Gogol secondo Damiano Michieletto al Teatro Bellini dal 3 al 7 dicembre 2014
Chi conosce il regista veneziano sa che non è nuovo a certi esperimenti, a certi azzardi arditi con i classici del melodramma e non solo; ma il filone da lui individuato sembra aver convinto molti enti teatrali, negli anni, al punto di essere chiamato spesso in tournée all’ estero, a dispetto di una crisi di cui non vuol sentir parlare.
Il suo “Ispettore generale” non fa le pulci alla politica italiana, nè rispecchia la satira -contro la Russia zarista- che era nelle intenzioni dell’autore; piuttosto si fa universale, senza legami geografici nè culturali, a voler sottolineare la grettezza di una società ignorante e corrotta. L’ambientazione, in questo caso, è un sordido bar dove donnine in sottane leopardate e ubriaconi accolgono colui che ritengono essere il revisore e lo invitano a bere con loro, per ubriacarlo.

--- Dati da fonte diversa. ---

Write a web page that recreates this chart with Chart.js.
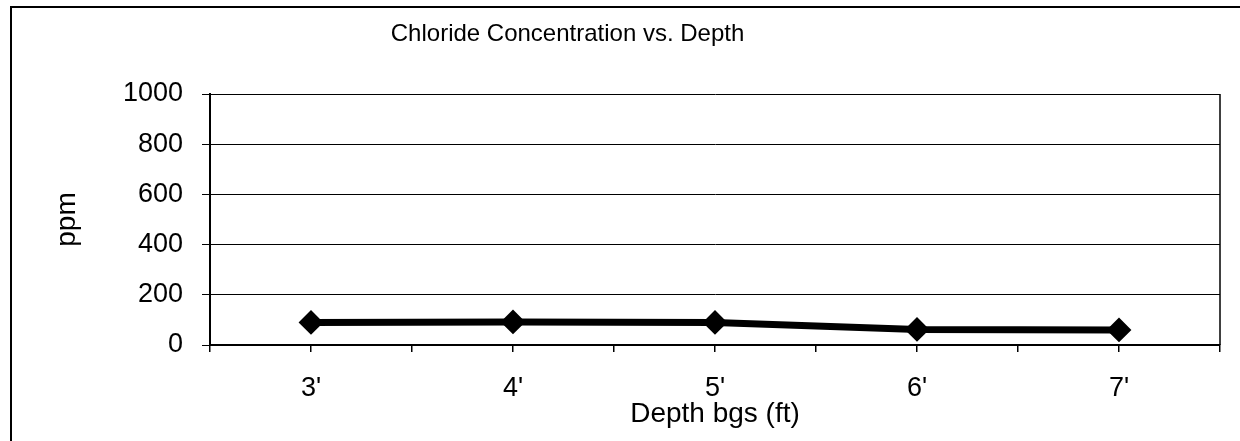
<!DOCTYPE html>
<html>
<head>
<meta charset="utf-8">
<script src="https://cdn.jsdelivr.net/npm/chart.js@4.4.1/dist/chart.umd.min.js"></script>
<style>
  html, body { margin: 0; padding: 0; background: #fff; }
  canvas { display: block; }
</style>
</head>
<body>
<canvas id="chart" width="1240" height="441"></canvas>
<script>
// data
const depths = [3, 4, 5, 6, 7];
const depthLabels = ["3'", "4'", "5'", "6'", "7'"];
const chloride = [90, 92, 90, 62, 60];
const yTicks = [0, 200, 400, 600, 800, 1000];

const chartTitle = 'Chloride Concentration vs. Depth';
const fontFamily = 'Arial, "Liberation Sans", sans-serif';

// outer frame, plot right edge and the title
const framePlugin = {
  id: 'frame',
  afterDraw(chart) {
    const ctx = chart.ctx;
    const area = chart.chartArea;
    ctx.save();
    ctx.strokeStyle = '#000';
    ctx.lineWidth = 2;
    ctx.beginPath();
    ctx.moveTo(11, 441);
    ctx.lineTo(11, 7);
    ctx.lineTo(1240, 7);
    ctx.stroke();

    ctx.lineWidth = 1.5;
    ctx.beginPath();
    ctx.moveTo(area.right, area.top);
    ctx.lineTo(area.right, area.bottom);
    ctx.stroke();

    ctx.fillStyle = '#000';
    ctx.font = '24px ' + fontFamily;
    ctx.textAlign = 'center';
    ctx.textBaseline = 'middle';
    ctx.fillText(chartTitle, area.left + area.width * 0.354, area.top - 60);
    ctx.restore();
  }
};

new Chart(document.getElementById('chart'), {
  type: 'line',
  data: {
    datasets: [{
      label: 'Chloride',
      data: depths.map((d, i) => ({ x: d, y: chloride[i] })),
      borderColor: '#000',
      backgroundColor: '#000',
      borderWidth: 7,
      pointStyle: 'rectRot',
      pointRadius: 11,
      pointBorderWidth: 2,
      pointBackgroundColor: '#000',
      pointBorderColor: '#000',
      tension: 0
    }]
  },
  options: {
    responsive: false,
    animation: false,
    layout: { padding: { left: 12, right: 18, top: 94, bottom: 0 } },
    plugins: {
      legend: { display: false },
      title: { display: false },
      tooltip: { enabled: false }
    },
    scales: {
      x: {
        type: 'linear',
        min: 2.5,
        max: 7.5,
        afterFit(scale) { scale.height = 96; },
        afterBuildTicks(scale) {
          const ticks = [];
          for (let v = 2.5; v <= 7.5; v += 0.5) ticks.push({ value: v });
          scale.ticks = ticks;
        },
        ticks: {
          autoSkip: false,
          maxRotation: 0,
          padding: 20,
          color: '#000',
          font: { family: fontFamily, size: 27 },
          callback(v) {
            const i = depths.indexOf(v);
            return i >= 0 ? depthLabels[i] : '';
          }
        },
        grid: {
          drawOnChartArea: false,
          drawTicks: true,
          tickLength: 7,
          color: '#000',
          lineWidth: 1.5
        },
        border: { color: '#000', width: 2 },
        title: {
          display: true,
          text: 'Depth bgs (ft)',
          color: '#000',
          font: { family: fontFamily, size: 28 },
          padding: { top: 0, bottom: 10 }
        }
      },
      y: {
        min: 0,
        max: 1000,
        afterFit(scale) { scale.width = 198; },
        afterBuildTicks(scale) {
          scale.ticks = yTicks.map(v => ({ value: v }));
        },
        ticks: {
          padding: 19,
          color: '#000',
          font: { family: fontFamily, size: 27 },
          callback: v => String(v)
        },
        grid: {
          color: '#000',
          lineWidth: 1,
          tickLength: 8
        },
        border: { color: '#000', width: 2 },
        title: {
          display: true,
          text: 'ppm',
          color: '#000',
          font: { family: fontFamily, size: 28 },
          padding: { top: 38, bottom: 0 }
        }
      }
    }
  },
  plugins: [framePlugin]
});
</script>
</body>
</html>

Da sottolineare che lo spunto per questa rilettura arriva al regista dal testo stesso, dalla battuta dell’ ispettore a riguardo delle banconote che gli vengono elargite per corromperlo: esse puzzano, secondo Gogol, ed è da questo che si configura -agli occhi di Michieletto- un’ umanità sporca, poco attenta all’igiene personale che, per quattro atti, si porta addosso fetore di cavolo, di tabacco, di vodka e di paura per poi esplodere nel finale in una catartica liberazione verso un altrove forse ancor più gretto e meschino della loro realtà.
A chi conosce l’autore, speriamo di aver instillato la curiosità di assistere a questa mise en scène; a chi conosce il regista, non sveleremo altro per non danneggiare la pièce.